When Edmonton Oilers GM Craig MacTavish decided to finally pull the trigger on the David Perron for Magnus Paajarvi swap, everyone knew Edmonton would be getting the better player in the here and now. If the first ten games of his Oilers career are any indication of what fans can expect from the twenty-five year old winger, it's hard to not be impressed.
Perron is arguably as good an all around player head coach Dallas Eakins currently has at his disposal and is without question the lone Oilers skilled forward who has shown a willingness to try and actually get under the skin of the opposition on a nightly basis. In all honesty, he is the exact sort of player this lineup has been void of for sometime and one they could most certainly use more of.
The former first round pick plays with an edge every time he hits the ice and apparently has never seen a scrum he hasn't wanted to jump into and be part of. Perron's been used up and down the Oilers lineup through the opening three weeks of the season and in every situation imaginable. He currently sits fourth among forwards in ice-time at 20:36, trailing only Ryan Nugent-Hopkins, Jordan Eberle and Taylor Hall.
With seven points in ten games, Perron has been able to contribute on the scoresheet but has yet to find the mark from a goal scoring standpoint. He has just one goal to show for his team leading shot total of 32 and currently sits with an ugly 3.1% shooting percentage.
While Perron has never been a big goal scorer during the first six years of his career, he does have two 20 goal campaigns under his belt and manged to score 84 times in 340 games with St. Louis. If you pro-rate that over a full season, that would make the Oilers #57 a twenty goal guy. At the moment, he's on pace to score just nine.
However, as I eluded to earlier, shooting the puck hasn't been a problem for the native of Sherbrooke, Quebec. Over a full 82 game schedule, Perron is on pace to fire 262 pucks on net, which would absolutely obliterate his previous career high of 166 in 2009-10. His shooting percentage has fluctuated all over the map during his time with the Blues, with a high of 19.1% and a low of 9.3%.
Heading into 2013-14, his career mark was 13.5%, making him a 35 goal man on 262 shot attempts. Now that hardly means a 30 goal campaign is a lock for the talented winger but should he keep firing pucks on goal at the same clip he has to start the year, even a rather disappointing total of 10% would translate into him scoring 26 times.
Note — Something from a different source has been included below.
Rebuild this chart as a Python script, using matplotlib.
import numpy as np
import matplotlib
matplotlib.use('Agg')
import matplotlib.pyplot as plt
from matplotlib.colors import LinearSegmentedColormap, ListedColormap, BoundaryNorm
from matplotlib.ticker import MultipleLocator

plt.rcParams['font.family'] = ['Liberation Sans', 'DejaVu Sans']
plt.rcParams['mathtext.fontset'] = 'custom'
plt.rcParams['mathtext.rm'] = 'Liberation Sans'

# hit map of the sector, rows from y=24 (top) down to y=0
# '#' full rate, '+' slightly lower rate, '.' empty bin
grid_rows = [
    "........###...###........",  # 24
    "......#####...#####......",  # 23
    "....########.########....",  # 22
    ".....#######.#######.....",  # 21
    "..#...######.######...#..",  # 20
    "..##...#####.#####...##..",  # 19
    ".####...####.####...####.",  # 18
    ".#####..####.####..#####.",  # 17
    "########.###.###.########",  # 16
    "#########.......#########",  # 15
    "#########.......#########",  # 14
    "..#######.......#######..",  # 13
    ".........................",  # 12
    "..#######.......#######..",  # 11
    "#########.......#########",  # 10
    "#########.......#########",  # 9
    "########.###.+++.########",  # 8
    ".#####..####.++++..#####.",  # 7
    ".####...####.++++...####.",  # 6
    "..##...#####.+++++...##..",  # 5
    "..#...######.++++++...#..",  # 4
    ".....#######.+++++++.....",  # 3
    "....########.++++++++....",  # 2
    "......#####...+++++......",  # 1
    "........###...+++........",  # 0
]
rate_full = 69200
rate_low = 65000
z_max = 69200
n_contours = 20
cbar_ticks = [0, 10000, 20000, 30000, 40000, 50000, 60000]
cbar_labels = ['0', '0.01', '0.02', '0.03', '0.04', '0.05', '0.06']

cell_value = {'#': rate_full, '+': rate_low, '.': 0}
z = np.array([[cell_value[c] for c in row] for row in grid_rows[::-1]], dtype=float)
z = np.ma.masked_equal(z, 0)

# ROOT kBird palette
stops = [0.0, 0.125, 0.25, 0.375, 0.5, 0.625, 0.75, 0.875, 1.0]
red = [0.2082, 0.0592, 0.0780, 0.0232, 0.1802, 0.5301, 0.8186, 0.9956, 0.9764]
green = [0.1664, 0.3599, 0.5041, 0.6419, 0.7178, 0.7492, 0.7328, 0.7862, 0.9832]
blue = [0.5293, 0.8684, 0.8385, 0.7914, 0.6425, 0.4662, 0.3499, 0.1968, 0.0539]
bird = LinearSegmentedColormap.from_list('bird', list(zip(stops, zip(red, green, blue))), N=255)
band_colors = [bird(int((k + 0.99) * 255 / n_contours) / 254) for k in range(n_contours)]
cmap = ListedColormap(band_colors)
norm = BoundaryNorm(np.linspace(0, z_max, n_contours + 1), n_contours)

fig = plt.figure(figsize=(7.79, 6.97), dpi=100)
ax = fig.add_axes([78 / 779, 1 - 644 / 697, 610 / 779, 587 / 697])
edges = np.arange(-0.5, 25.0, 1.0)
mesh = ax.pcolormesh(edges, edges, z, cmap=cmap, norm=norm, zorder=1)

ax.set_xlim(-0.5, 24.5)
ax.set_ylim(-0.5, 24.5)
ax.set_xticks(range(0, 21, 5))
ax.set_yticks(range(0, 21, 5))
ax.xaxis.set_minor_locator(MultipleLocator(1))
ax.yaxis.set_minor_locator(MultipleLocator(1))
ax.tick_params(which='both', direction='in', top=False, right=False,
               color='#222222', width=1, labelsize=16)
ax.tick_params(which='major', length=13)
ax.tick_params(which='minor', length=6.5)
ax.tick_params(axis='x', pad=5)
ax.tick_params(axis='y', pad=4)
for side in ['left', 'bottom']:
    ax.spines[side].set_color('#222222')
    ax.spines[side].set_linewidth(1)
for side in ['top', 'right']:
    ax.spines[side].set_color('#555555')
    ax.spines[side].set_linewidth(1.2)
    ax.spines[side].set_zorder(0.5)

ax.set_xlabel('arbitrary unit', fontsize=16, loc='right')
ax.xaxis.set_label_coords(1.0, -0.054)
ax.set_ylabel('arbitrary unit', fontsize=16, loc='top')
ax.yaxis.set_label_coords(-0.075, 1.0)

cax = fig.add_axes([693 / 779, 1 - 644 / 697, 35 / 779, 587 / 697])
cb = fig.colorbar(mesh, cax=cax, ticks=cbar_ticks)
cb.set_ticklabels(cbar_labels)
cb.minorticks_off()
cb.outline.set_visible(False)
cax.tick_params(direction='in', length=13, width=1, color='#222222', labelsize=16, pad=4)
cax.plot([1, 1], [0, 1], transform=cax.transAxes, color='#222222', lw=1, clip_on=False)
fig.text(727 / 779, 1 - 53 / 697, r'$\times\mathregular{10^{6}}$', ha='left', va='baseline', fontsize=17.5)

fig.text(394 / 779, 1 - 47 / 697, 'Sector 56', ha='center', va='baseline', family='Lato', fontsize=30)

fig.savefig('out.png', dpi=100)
Expecting David Perron to finish somewhere in the neighbourhood of 20-25 goals seems to be more than fair and quite realistic. When you consider the quality of linemate he is playing with, the sheer volume of shots he is taking and the amount of ice-time he is logging, it appears to be more a matter of when Perron will breakout, rather than if he will.
From a team standpoint, the quicker he regains his scoring touch, the better off they will be. With Nail Yakupov still struggling to find his game and Taylor Hall likely to be missing from the lineup for at least the next four weeks, the Edmonton Oilers are going to have to rely heavily on the man who was arguably their biggest off-season acquisition.